Yes, and I think one important aspect to this is the necessary CI/CD changes needed to support these kinds of optimizations. If your performance targets are tight enough that you are making significant non-standard optimizations in your GC'ed language, you're probably going to want some automated performance regression testing in your deployment pipeline to ensure you don't ship something that falls down under load.

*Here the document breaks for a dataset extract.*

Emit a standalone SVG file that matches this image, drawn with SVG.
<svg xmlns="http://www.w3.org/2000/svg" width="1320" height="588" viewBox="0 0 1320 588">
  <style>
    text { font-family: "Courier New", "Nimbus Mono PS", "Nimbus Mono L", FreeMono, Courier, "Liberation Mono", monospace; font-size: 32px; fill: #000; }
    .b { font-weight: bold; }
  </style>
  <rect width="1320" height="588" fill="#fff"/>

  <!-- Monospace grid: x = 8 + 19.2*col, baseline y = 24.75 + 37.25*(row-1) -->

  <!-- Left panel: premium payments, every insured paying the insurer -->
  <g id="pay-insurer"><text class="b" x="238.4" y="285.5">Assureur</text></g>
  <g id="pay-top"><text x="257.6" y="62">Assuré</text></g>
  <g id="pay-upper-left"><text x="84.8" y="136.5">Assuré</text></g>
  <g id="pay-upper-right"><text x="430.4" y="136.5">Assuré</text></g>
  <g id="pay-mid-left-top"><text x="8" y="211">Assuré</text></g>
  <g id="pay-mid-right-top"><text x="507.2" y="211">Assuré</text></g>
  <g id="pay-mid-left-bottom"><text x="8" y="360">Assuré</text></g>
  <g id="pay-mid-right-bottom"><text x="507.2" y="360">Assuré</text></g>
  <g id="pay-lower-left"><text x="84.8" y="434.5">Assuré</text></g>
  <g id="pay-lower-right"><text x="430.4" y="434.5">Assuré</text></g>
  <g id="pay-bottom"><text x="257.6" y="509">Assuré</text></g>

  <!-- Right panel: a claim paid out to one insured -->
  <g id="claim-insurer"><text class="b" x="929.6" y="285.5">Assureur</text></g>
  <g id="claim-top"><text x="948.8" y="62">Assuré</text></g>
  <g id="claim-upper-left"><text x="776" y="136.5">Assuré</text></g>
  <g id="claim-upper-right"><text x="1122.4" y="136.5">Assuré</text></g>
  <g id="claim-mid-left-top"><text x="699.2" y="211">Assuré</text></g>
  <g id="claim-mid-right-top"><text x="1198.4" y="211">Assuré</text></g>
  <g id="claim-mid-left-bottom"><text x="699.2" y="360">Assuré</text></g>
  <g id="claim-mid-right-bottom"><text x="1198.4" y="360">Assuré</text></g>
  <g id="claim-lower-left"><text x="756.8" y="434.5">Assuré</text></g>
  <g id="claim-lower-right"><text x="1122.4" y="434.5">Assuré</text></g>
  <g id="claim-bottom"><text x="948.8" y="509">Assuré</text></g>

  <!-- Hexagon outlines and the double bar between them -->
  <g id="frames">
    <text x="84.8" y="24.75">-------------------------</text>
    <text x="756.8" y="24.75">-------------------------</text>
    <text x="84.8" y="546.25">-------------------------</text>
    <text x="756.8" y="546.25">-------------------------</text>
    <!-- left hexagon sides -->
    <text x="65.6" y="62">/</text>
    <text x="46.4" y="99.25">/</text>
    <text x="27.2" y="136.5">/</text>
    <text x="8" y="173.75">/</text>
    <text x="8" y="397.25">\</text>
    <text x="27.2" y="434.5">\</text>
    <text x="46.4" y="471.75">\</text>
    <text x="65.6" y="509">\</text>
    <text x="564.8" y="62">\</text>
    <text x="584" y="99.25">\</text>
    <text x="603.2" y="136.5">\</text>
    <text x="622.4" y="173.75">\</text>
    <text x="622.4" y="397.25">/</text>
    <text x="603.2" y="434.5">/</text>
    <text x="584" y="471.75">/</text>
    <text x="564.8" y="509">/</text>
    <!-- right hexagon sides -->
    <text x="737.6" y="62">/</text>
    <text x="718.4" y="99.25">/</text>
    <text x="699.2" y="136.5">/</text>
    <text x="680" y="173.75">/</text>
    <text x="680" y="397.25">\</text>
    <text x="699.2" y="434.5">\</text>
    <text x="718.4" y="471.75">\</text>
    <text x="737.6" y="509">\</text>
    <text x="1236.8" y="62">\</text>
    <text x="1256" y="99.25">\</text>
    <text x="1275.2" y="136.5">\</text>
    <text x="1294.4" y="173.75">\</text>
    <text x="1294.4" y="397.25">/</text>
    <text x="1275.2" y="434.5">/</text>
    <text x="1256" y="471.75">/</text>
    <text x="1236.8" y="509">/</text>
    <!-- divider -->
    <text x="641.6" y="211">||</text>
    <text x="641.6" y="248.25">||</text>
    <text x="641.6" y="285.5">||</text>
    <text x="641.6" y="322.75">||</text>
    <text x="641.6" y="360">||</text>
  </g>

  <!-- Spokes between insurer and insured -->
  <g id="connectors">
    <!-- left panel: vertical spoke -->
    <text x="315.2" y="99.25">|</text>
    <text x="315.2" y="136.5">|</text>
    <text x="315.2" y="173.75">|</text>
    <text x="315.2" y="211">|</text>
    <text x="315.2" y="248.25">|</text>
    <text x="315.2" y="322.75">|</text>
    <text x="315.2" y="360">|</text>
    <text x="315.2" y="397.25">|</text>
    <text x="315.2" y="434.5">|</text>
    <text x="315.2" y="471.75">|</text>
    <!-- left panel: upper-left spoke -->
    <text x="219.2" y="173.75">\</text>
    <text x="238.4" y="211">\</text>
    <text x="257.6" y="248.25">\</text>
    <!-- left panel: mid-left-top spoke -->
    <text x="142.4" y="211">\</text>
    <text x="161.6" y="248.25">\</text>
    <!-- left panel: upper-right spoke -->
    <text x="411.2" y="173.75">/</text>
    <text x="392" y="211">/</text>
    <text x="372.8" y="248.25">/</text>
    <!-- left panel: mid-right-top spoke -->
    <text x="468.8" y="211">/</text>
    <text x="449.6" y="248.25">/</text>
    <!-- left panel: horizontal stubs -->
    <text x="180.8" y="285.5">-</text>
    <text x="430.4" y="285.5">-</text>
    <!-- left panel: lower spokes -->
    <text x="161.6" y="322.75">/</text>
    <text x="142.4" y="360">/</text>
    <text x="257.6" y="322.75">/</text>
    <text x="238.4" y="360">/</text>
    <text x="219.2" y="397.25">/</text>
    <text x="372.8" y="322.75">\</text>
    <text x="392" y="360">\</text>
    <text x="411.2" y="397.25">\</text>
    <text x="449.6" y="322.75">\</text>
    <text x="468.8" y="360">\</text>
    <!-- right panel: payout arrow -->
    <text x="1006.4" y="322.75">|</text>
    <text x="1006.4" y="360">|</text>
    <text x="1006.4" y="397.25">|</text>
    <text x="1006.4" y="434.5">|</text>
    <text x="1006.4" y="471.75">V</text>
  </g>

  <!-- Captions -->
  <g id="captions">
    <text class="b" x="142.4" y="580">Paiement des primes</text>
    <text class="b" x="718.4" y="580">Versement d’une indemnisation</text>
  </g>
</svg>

In my experience, building and maintaining those pipeline components is not easy.
> … tasks like implementing lock-free hash maps…

Please be specific.

You pointed to spectral-norm, what does that have to do with lock-free hash maps?

The 2.java program seems to be 4x slower than the 7.rs program !

Look at 2.cl, though: the lisp solution is faster than everything except one c++ solution. (And, aside from the SIMD intrinsics, the lisp solution is fairly idiomatic)

I was referring to this with the lock-free hash maps: https://twitter.com/nodefunallowed/status/137196906733924761...

> I was referring to this with the lock-free hash maps…

Well thank you for providing an actual reference.

afaict from a twitter thread, "42nd At Threadmill" and "Luckless" are both Lisp re-implementations of the same Java hashtable code.

afaict the Rust sofware is not a re-implementation of that same Java hashtable code.

afaict that chart does not show any measurements of Java software, just Lisp and Rust.

So "… Java can match or exceed Rust …" seems to be based on nothing.

> Look at 2.cl, though…

So hand-coded AVX is hand-coded AVX in any language?

I mostly agree with what you're saying, but I'll also add that GC pauses are mostly a problem of yester-year unless you're either managing truly enormous amounts of memory or have hard real-time requirements (and even then it's debatable). Modern GCs, as seen in Go, Java 11+, .NET 4.5+ guarantee sub-millisecond pauses on terrabyte-large heaps (I believe the JS GC does as well, but I'm less sure).